The Evolution of Cine-Slang

Since the invention of cinema by the Lumière Brothers in 1895, the film has been criminally denied its deserved status in the art world. I’m not blaming anyone in particular, and I’m certainly not pointing my finger towards poor filmmaking and poor films. We can blame them for, say, school shootings and the teen suicide rate (not to mention unwanted pregnancy). The reason for the degradation of cinema’s good name is in just that: its name. The language we have used, and continue to use, to describe the cinema is degrading to anyone that respects the art form-especially pretentious film students.

Historically speaking, cine-slang has always been pretty lame. The term ‘flick’, as in “Want to catch a flick later?”, or “What a rootin’ tootin’ good flick that Paint Your Wagon was!”
has been around since Godknows- when. We all use it, but where the hell did it come from? I believe that it comes from the epilepsy-inducing effect caused by showing a film at the incorrect frame-per-second rate. Inexplicably, the term somehow came to refer to all films. Idiot projectionists aside, the term is outdated. Let’s nix it from our collective vocabulary, shall we?

When sound was introduced to the cinema in 1927 with The Jazz Singer, the world was forever changed. And we all sounded like morons by calling films ‘talkies’ all of a sudden. I don’t really think that I need to explain this. I don’t recall silent films ever being referred to as ‘muties’ or ‘shushies’. Let’s throw this word into the trash bin as well.

“But Dru”, you say. “Those terms are all outdated! Only my grandparents use them! This article isn’t worth reading and you don’t deserve to live!”
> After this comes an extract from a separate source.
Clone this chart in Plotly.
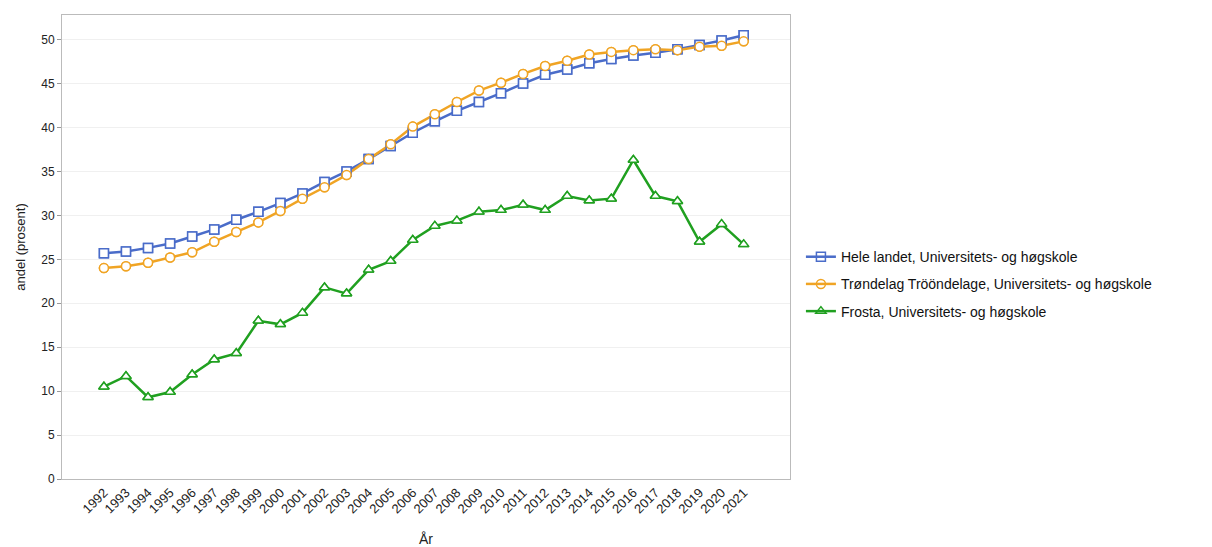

Au contraire, my snarky reader. I have not yet come to the biggest offender of all: the word MOVIE.

These days, we seem to watch ‘movies’ instead of films. We go to the ‘movies’ instead of the cinema. We give the Best Picture Oscar to How Green Was My Valley instead of Citizen Kane. We pollute the planet beyond repair, eat ridiculous amounts of fast food, commit violent atrocities around the world and yet censor Atom Egoyan’s latest film because of some on-screen ‘thrusting’. You see what I’m getting at here.

The word ‘movie’ is a throwback to the 1920s and ’30s. Because the pictures onscreen seem to be moving, we call it a ‘move-ee’. It’s like calling a painting a ‘stillie’, a poem a ‘wordie’ or a song a ‘polyphonic layering of successive notes and rhythmsie’. That’s how stupid you sound every time you say ‘movie’. Just so you know.

All in favour of ostracizing the word ‘movie’ from the English language? I’ll assume you’re saying ‘yes’.